(Source records)
[BEGIN]
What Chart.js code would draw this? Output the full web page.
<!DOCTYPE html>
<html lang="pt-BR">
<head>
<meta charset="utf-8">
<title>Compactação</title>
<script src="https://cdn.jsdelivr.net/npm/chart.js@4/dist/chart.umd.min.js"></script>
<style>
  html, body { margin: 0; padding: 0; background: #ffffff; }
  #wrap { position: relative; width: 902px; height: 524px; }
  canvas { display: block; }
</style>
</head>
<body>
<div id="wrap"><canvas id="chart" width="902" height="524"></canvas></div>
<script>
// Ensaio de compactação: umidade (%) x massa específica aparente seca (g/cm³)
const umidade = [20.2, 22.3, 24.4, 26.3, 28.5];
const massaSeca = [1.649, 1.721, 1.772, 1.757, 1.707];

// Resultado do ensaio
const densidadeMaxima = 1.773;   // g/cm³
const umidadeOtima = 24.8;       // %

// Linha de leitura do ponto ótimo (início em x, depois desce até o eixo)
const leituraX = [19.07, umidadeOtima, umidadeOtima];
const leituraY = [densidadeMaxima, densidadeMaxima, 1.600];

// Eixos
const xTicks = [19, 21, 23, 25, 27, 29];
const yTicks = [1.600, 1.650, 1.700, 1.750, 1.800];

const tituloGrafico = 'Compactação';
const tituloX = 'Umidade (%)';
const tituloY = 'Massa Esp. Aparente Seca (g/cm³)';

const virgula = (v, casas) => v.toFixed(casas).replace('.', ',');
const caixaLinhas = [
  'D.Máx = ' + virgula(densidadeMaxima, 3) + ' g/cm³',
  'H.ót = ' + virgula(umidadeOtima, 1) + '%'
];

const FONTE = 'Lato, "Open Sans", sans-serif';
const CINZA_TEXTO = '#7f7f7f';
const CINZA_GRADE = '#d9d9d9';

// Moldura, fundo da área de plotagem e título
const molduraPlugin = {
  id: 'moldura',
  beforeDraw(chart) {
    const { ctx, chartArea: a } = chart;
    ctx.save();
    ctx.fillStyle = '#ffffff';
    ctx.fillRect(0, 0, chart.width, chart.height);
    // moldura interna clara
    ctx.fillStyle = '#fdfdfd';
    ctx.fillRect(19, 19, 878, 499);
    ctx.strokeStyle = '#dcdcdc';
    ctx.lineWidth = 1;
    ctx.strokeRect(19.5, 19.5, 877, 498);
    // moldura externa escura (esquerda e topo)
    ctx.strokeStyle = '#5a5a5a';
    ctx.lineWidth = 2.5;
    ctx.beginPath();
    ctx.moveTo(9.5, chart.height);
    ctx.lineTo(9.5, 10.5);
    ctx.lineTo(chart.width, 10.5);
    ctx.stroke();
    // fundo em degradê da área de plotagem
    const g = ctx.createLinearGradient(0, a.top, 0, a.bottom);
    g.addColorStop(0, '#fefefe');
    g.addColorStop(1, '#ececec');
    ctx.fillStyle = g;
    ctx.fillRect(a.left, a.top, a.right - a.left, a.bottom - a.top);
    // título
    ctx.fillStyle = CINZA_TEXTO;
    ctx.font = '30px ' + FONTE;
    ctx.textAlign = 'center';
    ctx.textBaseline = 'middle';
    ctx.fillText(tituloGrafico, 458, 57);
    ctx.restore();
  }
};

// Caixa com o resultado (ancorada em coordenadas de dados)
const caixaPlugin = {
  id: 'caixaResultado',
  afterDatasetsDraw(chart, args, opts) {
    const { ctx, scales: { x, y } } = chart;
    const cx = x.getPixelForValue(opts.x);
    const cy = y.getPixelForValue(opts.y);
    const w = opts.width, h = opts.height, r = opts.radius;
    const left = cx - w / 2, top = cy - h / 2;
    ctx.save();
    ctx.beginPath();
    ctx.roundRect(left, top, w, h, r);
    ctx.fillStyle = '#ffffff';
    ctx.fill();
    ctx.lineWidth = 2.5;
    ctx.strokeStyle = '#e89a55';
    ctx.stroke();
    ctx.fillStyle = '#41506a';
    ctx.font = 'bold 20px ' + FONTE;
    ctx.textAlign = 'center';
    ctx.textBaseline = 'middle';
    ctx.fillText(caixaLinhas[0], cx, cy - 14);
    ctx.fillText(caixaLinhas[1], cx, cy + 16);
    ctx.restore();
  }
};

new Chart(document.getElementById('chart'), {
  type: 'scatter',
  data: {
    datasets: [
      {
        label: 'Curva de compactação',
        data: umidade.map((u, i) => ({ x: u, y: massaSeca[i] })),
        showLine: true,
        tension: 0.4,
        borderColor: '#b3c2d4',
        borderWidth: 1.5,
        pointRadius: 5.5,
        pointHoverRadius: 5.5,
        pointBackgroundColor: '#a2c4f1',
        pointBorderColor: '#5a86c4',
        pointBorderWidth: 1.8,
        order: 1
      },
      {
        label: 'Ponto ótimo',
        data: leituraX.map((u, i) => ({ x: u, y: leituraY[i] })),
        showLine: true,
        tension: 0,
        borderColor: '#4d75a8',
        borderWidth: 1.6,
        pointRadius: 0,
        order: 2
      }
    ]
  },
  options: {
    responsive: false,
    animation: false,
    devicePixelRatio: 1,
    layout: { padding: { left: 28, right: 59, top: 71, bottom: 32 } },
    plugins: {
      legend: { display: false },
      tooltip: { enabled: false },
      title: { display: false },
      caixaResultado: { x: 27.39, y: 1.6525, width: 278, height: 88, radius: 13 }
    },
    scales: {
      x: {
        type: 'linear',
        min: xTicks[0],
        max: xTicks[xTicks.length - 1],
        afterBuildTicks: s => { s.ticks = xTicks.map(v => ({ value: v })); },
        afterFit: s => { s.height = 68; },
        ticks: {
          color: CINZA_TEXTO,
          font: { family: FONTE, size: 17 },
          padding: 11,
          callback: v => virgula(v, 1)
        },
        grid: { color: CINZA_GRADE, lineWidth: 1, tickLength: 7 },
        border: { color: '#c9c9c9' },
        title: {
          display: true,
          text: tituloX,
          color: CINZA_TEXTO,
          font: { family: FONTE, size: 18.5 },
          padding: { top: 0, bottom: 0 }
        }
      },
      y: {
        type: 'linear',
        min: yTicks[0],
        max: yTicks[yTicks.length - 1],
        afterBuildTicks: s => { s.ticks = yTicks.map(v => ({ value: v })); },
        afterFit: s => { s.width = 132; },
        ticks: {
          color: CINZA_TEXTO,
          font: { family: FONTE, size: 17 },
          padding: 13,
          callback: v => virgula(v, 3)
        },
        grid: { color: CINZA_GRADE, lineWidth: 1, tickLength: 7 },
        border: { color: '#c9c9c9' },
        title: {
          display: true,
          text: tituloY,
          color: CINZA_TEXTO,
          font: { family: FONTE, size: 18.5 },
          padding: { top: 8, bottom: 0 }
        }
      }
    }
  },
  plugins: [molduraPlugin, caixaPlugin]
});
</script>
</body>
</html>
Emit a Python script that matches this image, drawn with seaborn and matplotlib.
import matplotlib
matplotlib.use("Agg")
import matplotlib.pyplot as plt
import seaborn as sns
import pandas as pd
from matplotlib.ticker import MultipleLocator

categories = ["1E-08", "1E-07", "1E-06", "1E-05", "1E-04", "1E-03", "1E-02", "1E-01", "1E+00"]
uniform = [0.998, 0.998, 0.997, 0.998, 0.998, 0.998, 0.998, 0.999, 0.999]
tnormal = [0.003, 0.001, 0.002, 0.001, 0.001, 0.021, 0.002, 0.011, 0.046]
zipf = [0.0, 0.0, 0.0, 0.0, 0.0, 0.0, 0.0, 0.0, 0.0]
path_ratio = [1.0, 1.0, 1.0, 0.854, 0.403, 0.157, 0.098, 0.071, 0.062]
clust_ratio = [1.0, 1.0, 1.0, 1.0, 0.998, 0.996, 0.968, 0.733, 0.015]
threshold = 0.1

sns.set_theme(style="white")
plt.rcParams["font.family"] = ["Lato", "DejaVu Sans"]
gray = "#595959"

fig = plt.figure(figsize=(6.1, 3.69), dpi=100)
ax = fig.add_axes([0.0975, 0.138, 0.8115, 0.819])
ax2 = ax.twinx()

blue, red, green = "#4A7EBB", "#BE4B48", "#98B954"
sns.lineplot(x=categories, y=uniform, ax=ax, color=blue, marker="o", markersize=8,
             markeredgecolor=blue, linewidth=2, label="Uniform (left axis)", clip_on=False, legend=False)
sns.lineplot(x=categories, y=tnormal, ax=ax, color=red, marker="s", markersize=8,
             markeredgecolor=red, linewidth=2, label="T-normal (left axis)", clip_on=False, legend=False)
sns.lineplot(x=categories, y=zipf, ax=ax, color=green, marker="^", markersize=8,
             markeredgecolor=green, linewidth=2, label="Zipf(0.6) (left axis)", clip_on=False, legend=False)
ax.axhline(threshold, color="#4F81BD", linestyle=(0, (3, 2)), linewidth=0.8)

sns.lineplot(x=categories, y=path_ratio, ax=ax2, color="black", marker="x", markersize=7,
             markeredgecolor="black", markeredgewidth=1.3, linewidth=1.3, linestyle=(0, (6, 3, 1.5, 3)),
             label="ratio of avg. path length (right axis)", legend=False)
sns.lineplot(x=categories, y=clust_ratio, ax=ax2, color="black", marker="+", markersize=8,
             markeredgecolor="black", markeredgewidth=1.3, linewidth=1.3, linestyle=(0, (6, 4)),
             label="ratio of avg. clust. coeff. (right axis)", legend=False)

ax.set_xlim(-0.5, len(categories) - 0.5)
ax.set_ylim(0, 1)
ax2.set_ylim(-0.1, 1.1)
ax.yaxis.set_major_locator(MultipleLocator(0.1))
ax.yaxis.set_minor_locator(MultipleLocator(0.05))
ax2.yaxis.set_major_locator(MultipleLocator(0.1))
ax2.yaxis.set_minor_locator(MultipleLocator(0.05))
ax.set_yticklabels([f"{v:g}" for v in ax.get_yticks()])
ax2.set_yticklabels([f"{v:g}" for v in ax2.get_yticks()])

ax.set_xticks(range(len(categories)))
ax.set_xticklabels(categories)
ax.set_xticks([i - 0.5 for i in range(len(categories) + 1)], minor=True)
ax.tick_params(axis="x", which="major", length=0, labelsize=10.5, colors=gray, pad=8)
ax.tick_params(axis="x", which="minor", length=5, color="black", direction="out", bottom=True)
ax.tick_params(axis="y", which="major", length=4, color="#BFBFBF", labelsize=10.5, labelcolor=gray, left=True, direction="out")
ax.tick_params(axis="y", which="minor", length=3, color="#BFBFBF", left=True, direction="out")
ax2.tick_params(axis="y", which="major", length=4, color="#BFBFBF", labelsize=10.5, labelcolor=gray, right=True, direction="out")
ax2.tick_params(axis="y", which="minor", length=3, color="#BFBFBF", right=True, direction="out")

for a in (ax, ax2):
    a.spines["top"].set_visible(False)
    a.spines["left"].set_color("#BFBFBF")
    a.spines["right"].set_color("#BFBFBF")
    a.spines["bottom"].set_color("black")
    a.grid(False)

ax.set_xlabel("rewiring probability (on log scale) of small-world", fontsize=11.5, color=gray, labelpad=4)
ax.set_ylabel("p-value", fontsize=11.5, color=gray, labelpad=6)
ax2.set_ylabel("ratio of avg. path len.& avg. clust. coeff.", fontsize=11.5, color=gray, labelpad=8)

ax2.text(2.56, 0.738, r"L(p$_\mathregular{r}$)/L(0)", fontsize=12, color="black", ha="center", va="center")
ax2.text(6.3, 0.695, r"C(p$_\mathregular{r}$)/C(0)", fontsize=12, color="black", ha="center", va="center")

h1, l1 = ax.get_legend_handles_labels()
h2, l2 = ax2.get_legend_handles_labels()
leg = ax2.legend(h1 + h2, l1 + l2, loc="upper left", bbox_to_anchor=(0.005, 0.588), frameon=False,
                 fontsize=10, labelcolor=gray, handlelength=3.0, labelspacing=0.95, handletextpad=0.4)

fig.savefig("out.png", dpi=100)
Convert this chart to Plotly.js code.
[END]
Repeat exactly the lines running from the one with "Emit a Python" through the one with "(3, 2)), linewidth=0.8)", both included.

» **Answer for the task**:
Emit a Python script that matches this image, drawn with seaborn and matplotlib.
import matplotlib
matplotlib.use("Agg")
import matplotlib.pyplot as plt
import seaborn as sns
import pandas as pd
from matplotlib.ticker import MultipleLocator

categories = ["1E-08", "1E-07", "1E-06", "1E-05", "1E-04", "1E-03", "1E-02", "1E-01", "1E+00"]
uniform = [0.998, 0.998, 0.997, 0.998, 0.998, 0.998, 0.998, 0.999, 0.999]
tnormal = [0.003, 0.001, 0.002, 0.001, 0.001, 0.021, 0.002, 0.011, 0.046]
zipf = [0.0, 0.0, 0.0, 0.0, 0.0, 0.0, 0.0, 0.0, 0.0]
path_ratio = [1.0, 1.0, 1.0, 0.854, 0.403, 0.157, 0.098, 0.071, 0.062]
clust_ratio = [1.0, 1.0, 1.0, 1.0, 0.998, 0.996, 0.968, 0.733, 0.015]
threshold = 0.1

sns.set_theme(style="white")
plt.rcParams["font.family"] = ["Lato", "DejaVu Sans"]
gray = "#595959"

fig = plt.figure(figsize=(6.1, 3.69), dpi=100)
ax = fig.add_axes([0.0975, 0.138, 0.8115, 0.819])
ax2 = ax.twinx()

blue, red, green = "#4A7EBB", "#BE4B48", "#98B954"
sns.lineplot(x=categories, y=uniform, ax=ax, color=blue, marker="o", markersize=8,
             markeredgecolor=blue, linewidth=2, label="Uniform (left axis)", clip_on=False, legend=False)
sns.lineplot(x=categories, y=tnormal, ax=ax, color=red, marker="s", markersize=8,
             markeredgecolor=red, linewidth=2, label="T-normal (left axis)", clip_on=False, legend=False)
sns.lineplot(x=categories, y=zipf, ax=ax, color=green, marker="^", markersize=8,
             markeredgecolor=green, linewidth=2, label="Zipf(0.6) (left axis)", clip_on=False, legend=False)
ax.axhline(threshold, color="#4F81BD", linestyle=(0, (3, 2)), linewidth=0.8)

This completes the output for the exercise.